Eyal Gilad, general manager of Gilad and Enat Engineering and Development, told Metro:
“It is true that building green is more expensive, but that did not deter us because we believe that in the not so distant future most of the building in Israel will be green. Israel is a small country, a densely populated country, and we must protect the environment. “
Right now, we are constructing a project called VIEW – 164 residential units in five buildings seven to nine stories high.”
Activity in the Green Neighborhood is brisk. When completed, it will have nearly 5,000 apartments, which adds up to some 18,000 residents.
Many large, well-known real-estate companies such as Africa Israel, Shikun Ovdim and Minrab are involved in building the neighborhood. None of the projects has yet been finished.

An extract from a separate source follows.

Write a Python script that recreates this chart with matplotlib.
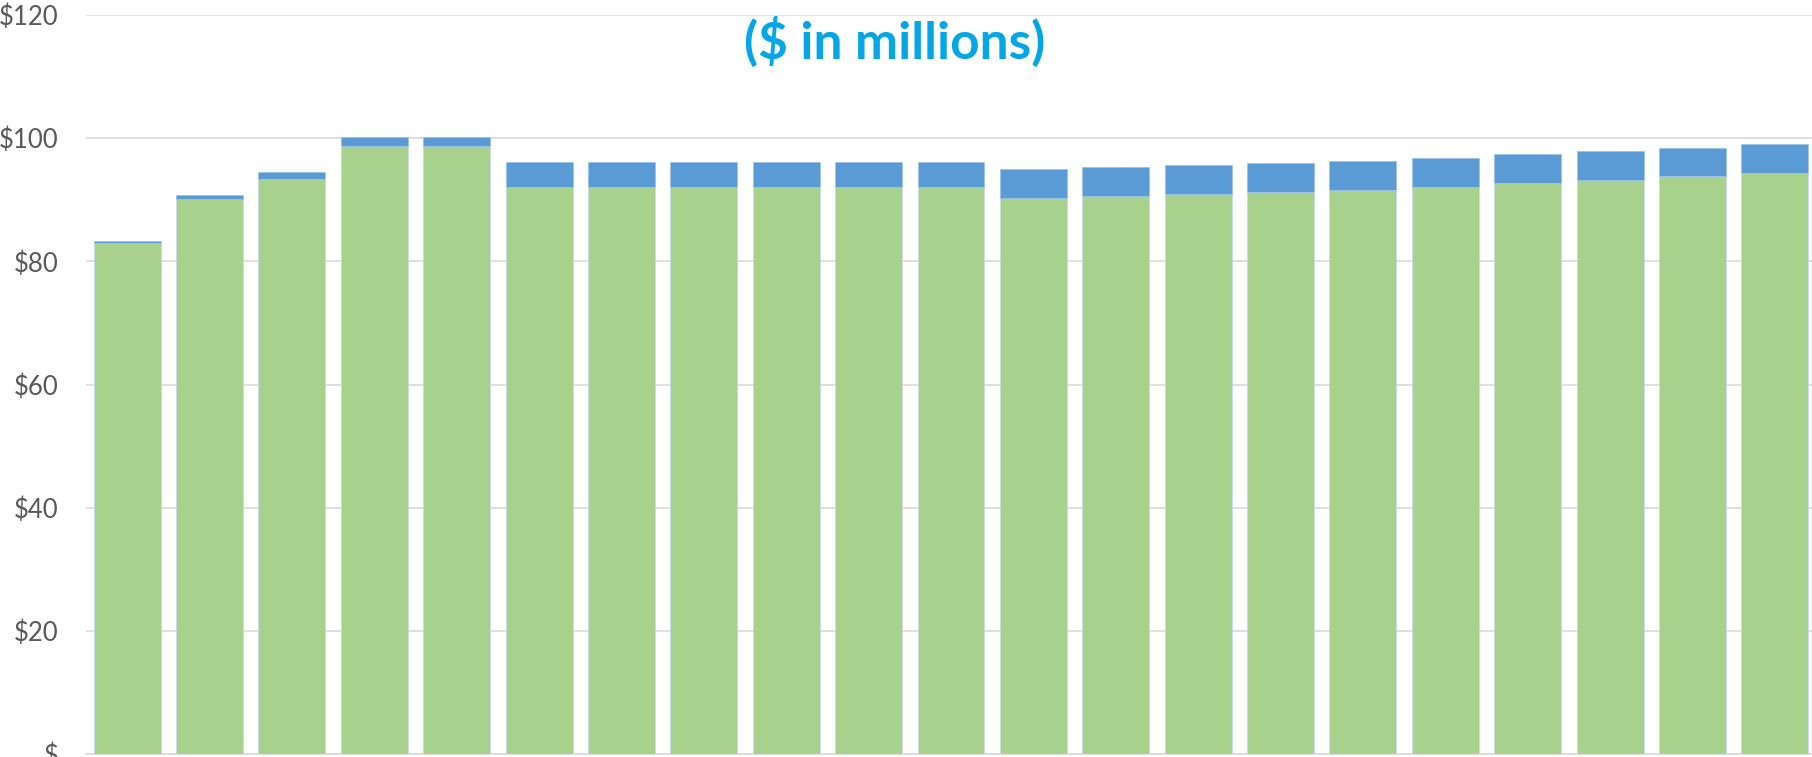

Dayan says he is “pleasantly surprised by the level of demand. Green has great appeal among families of a high socioeconomic level, and it is demand from this quarter that is driving the prices.
“I have good reason to believe that prices will continue to rise. As of now, only a third of the dwellings authorized are under construction, but the steady demand indicates that the whole project will be finished as planned.
“Generally speaking, prices today are higher than those in Kfar Saba in general. In the past months, we have sold a 110-square-meter, four-room apartment for NIS 1.6 million; a five-room, 135-sq.-m. apartment for NIS 1.9m.; a 110-sq.-m. garden apartment with a 100-sq.-m. garden for NIS 1.95m., and a 180-sq.-m. duplex with a 50-sq-m. terrace for NIS 2.5m.”